The distinction Microsoft draws between efficiency gains and "capability add" is the real story. Efficiency means doing the same thing faster. Capability add means doing something you couldn't do at all before. A salesperson who can instantly synthesize customer history, industry trends, and product fit before a call isn't just saving prep time. They're operating at a level that was previously reserved for senior people with decades of pattern recognition.
"Instead of just automating away what people used to do, what we're seeing is much more exciting. What we're calling 'capability add.'"
Here's what separates frontier professionals from casual AI users:
- 53% deliberately decide pre-task what AI handles vs. what they handle
- 43% intentionally do some work without AI to keep skills sharp
- They sometimes take *longer* to complete tasks so they can map out the best AI-human workflow
This is orchestration thinking. It's the same skill set that separated good managers from bad ones in the pre-AI era. You needed to know what to delegate, what to keep, and how to maintain enough ground truth to quality-check the output. The difference now is that every knowledge worker needs manager-level delegation skills because their "direct reports" are agents.
The capability gap is already showing up in concrete ways.
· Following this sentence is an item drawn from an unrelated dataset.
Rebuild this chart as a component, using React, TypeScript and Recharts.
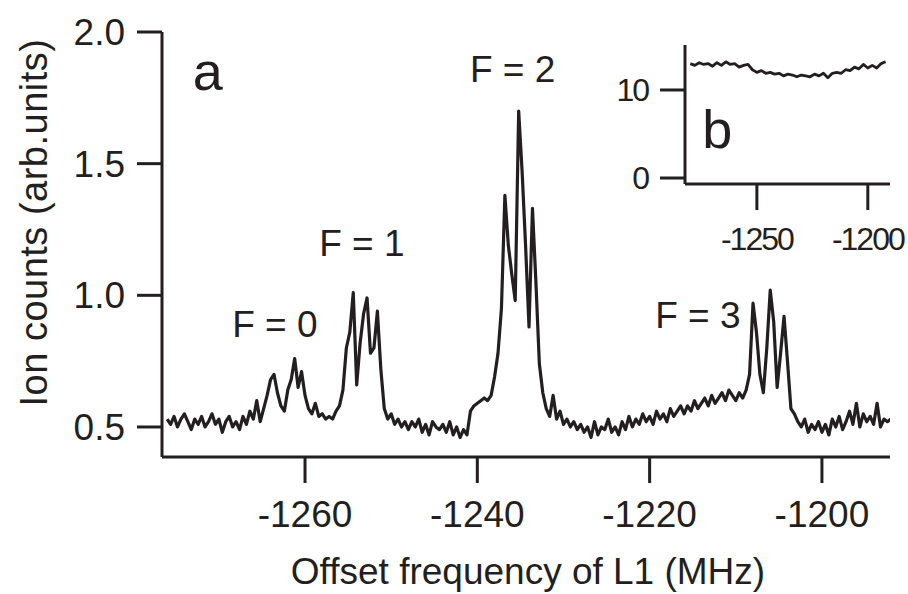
import React from 'react';
import { LineChart, Line, XAxis, YAxis, ReferenceDot } from 'recharts';

const INK = '#231f20';
const FONT = '"Liberation Sans", Arial, Helvetica, sans-serif';

// main trace (panel a): sampled every 0.4 MHz starting at -1276 MHz
const FREQ_START = -1276;
const FREQ_STEP = 0.4;
const ionCounts = [
  0.53, 0.51, 0.54, 0.50, 0.53, 0.55, 0.52, 0.49, 0.53, 0.51,
  0.54, 0.50, 0.52, 0.55, 0.51, 0.53, 0.48, 0.52, 0.54, 0.50,
  0.52, 0.49, 0.54, 0.51, 0.56, 0.53, 0.60, 0.52, 0.57, 0.62,
  0.68, 0.70, 0.63, 0.58, 0.56, 0.64, 0.68, 0.76, 0.65, 0.71,
  0.62, 0.57, 0.55, 0.59, 0.54, 0.55, 0.53, 0.54, 0.53, 0.56,
  0.58, 0.64, 0.80, 0.86, 1.01, 0.66, 0.82, 0.93, 0.99, 0.78,
  0.80, 0.94, 0.72, 0.57, 0.53, 0.55, 0.51, 0.53, 0.50, 0.52,
  0.49, 0.52, 0.50, 0.53, 0.48, 0.51, 0.47, 0.52, 0.50, 0.49,
  0.51, 0.48, 0.52, 0.47, 0.50, 0.46, 0.49, 0.47, 0.56, 0.58,
  0.59, 0.60, 0.61, 0.60, 0.62, 0.69, 0.78, 0.95, 1.38, 1.19,
  1.08, 0.98, 1.70, 1.47, 1.19, 0.88, 1.33, 1.05, 0.74, 0.63,
  0.57, 0.54, 0.62, 0.53, 0.56, 0.51, 0.53, 0.50, 0.52, 0.49,
  0.51, 0.48, 0.50, 0.46, 0.52, 0.47, 0.50, 0.49, 0.53, 0.48,
  0.50, 0.47, 0.52, 0.49, 0.54, 0.50, 0.53, 0.51, 0.55, 0.52,
  0.54, 0.51, 0.56, 0.53, 0.55, 0.52, 0.57, 0.54, 0.56, 0.58,
  0.55, 0.58, 0.56, 0.60, 0.57, 0.59, 0.61, 0.58, 0.62, 0.59,
  0.61, 0.63, 0.60, 0.64, 0.62, 0.60, 0.63, 0.61, 0.64, 0.70,
  0.97, 0.86, 0.70, 0.63, 0.80, 1.02, 0.90, 0.65, 0.78, 0.92,
  0.75, 0.57, 0.55, 0.52, 0.50, 0.53, 0.48, 0.51, 0.49, 0.52,
  0.48, 0.51, 0.47, 0.53, 0.50, 0.54, 0.49, 0.52, 0.56, 0.51,
  0.59, 0.50, 0.55, 0.52, 0.54, 0.51, 0.59, 0.50, 0.53, 0.52, 0.53,
];
const mainTicksX = [-1260, -1240, -1220, -1200];
const mainTicksY = [0.5, 1.0, 1.5, 2.0];
const peakLabels = [
  { text: 'F = 0', freq: -1263.5, counts: 0.89 },
  { text: 'F = 1', freq: -1253.4, counts: 1.2 },
  { text: 'F = 2', freq: -1235.9, counts: 1.86 },
  { text: 'F = 3', freq: -1214.4, counts: 0.926 },
];

// inset (panel b): sampled every 2 MHz starting at -1280 MHz
const INSET_START = -1280;
const INSET_STEP = 2;
const insetCounts = [
  13.0, 12.8, 13.1, 12.9, 13.0, 12.7, 13.1, 12.8, 13.2, 12.9,
  13.0, 12.6, 12.8, 12.9, 12.3, 12.0, 12.2, 11.9, 12.0, 11.8,
  11.9, 11.6, 11.8, 11.7, 11.5, 11.7, 11.6, 11.5, 11.8, 11.6,
  11.9, 11.4, 11.9, 12.0, 11.9, 12.3, 12.2, 12.6, 12.4, 12.9,
  12.5, 12.8, 12.5, 13.0, 13.2,
];
const insetTicksX = [-1250, -1200];
const insetTicksY = [0, 10];

const mainData = ionCounts.map((v, i) => ({
  freq: +(FREQ_START + i * FREQ_STEP).toFixed(1),
  counts: v,
}));
const insetData = insetCounts.map((v, i) => ({
  freq: INSET_START + i * INSET_STEP,
  counts: v,
}));

const axisStyle = { stroke: INK, strokeWidth: 3 };

export default function App() {
  return (
    <div style={{ position: 'absolute', left: 0, top: 0, width: 908, height: 594, background: '#fff', fontFamily: FONT }}>
      <LineChart width={908} height={594} data={mainData} margin={{ top: 32, right: 18, left: 0, bottom: 0 }}>
        <XAxis
          dataKey="freq"
          type="number"
          domain={[-1276.6, -1192.1]}
          ticks={mainTicksX}
          allowDataOverflow
          height={137}
          axisLine={axisStyle}
          tickLine={axisStyle}
          tickSize={26}
          tickMargin={18}
          tick={{ fill: INK, fontSize: 37, fontFamily: FONT }}
        />
        <YAxis
          type="number"
          domain={[0.386, 2.0]}
          ticks={mainTicksY}
          allowDataOverflow
          width={162}
          axisLine={axisStyle}
          tickLine={axisStyle}
          tickSize={25}
          tickMargin={12}
          tickFormatter={(v: number) => v.toFixed(1)}
          tick={{ fill: INK, fontSize: 37, fontFamily: FONT }}
        />
        <Line
          dataKey="counts"
          stroke={INK}
          strokeWidth={3.2}
          dot={false}
          isAnimationActive={false}
          strokeLinejoin="round"
        />
        {peakLabels.map((p) => (
          <ReferenceDot
            key={p.text}
            x={p.freq}
            y={p.counts}
            r={0}
            fill="none"
            stroke="none"
            label={{ value: p.text, position: 'center', fill: INK, fontSize: 37, fontFamily: FONT }}
          />
        ))}
        <ReferenceDot
          x={-1271.3}
          y={1.854}
          r={0}
          fill="none"
          stroke="none"
          label={{ value: 'a', position: 'center', fill: INK, fontSize: 54, fontFamily: FONT }}
        />
      </LineChart>

      <div style={{ position: 'absolute', left: 560, top: 0 }}>
        <LineChart width={348} height={280} data={insetData} margin={{ top: 45, right: 18, left: 0, bottom: 0 }}>
          <XAxis
            dataKey="freq"
            type="number"
            domain={[-1282.4, -1190]}
            ticks={insetTicksX}
            allowDataOverflow
            height={96}
            axisLine={axisStyle}
            tickLine={axisStyle}
            tickSize={26}
            tickMargin={17}
            tick={{ fill: INK, fontSize: 32, fontFamily: FONT, letterSpacing: -2 }}
          />
          <YAxis
            type="number"
            domain={[-0.68, 15.11]}
            ticks={insetTicksY}
            allowDataOverflow
            width={125}
            axisLine={axisStyle}
            tickLine={axisStyle}
            tickSize={25}
            tickMargin={12}
            tick={{ fill: INK, fontSize: 32, fontFamily: FONT, letterSpacing: -2 }}
          />
          <Line
            dataKey="counts"
            stroke={INK}
            strokeWidth={2.8}
            dot={false}
            isAnimationActive={false}
            strokeLinejoin="round"
          />
          <ReferenceDot
            x={-1267.8}
            y={5.59}
            r={0}
            fill="none"
            stroke="none"
            label={{ value: 'b', position: 'center', fill: INK, fontSize: 54, fontFamily: FONT }}
          />
        </LineChart>
      </div>

      <svg width={908} height={594} style={{ position: 'absolute', left: 0, top: 0, pointerEvents: 'none' }}>
        <text x={528} y={584} textAnchor="middle" fill={INK} fontSize={37} fontFamily={FONT}>
          Offset frequency of L1 (MHz)
        </text>
        <text
          x={47}
          y={222.5}
          transform="rotate(-90 47 222.5)"
          textAnchor="middle"
          fill={INK}
          fontSize={38}
          letterSpacing={0.5}
          fontFamily={FONT}
        >
          Ion counts (arb.units)
        </text>
      </svg>
    </div>
  );
}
Software security teams are finding vulnerabilities they would have missed in manual review. Salespeople are walking into meetings with synthesis that would have taken a research team. The 58% who say they're producing work they couldn't have produced a year ago aren't exaggerating. They're describing a phase shift in what one person can generate.
The Implication
If you're using AI like a faster search engine or a better autocomplete, you're already behind. The people pulling ahead are the ones who pause before every task and ask: what part of this should I do, what part should the machine do, and how do I stay sharp enough to tell the difference. That's the new core competency. Not prompting. Not automation. Orchestration.
Watch for this gap to widen fast. Companies will start measuring not just AI adoption rates but AI orchestration capability. The people who figure out the human-agent task split now will be unreachable in 18 months.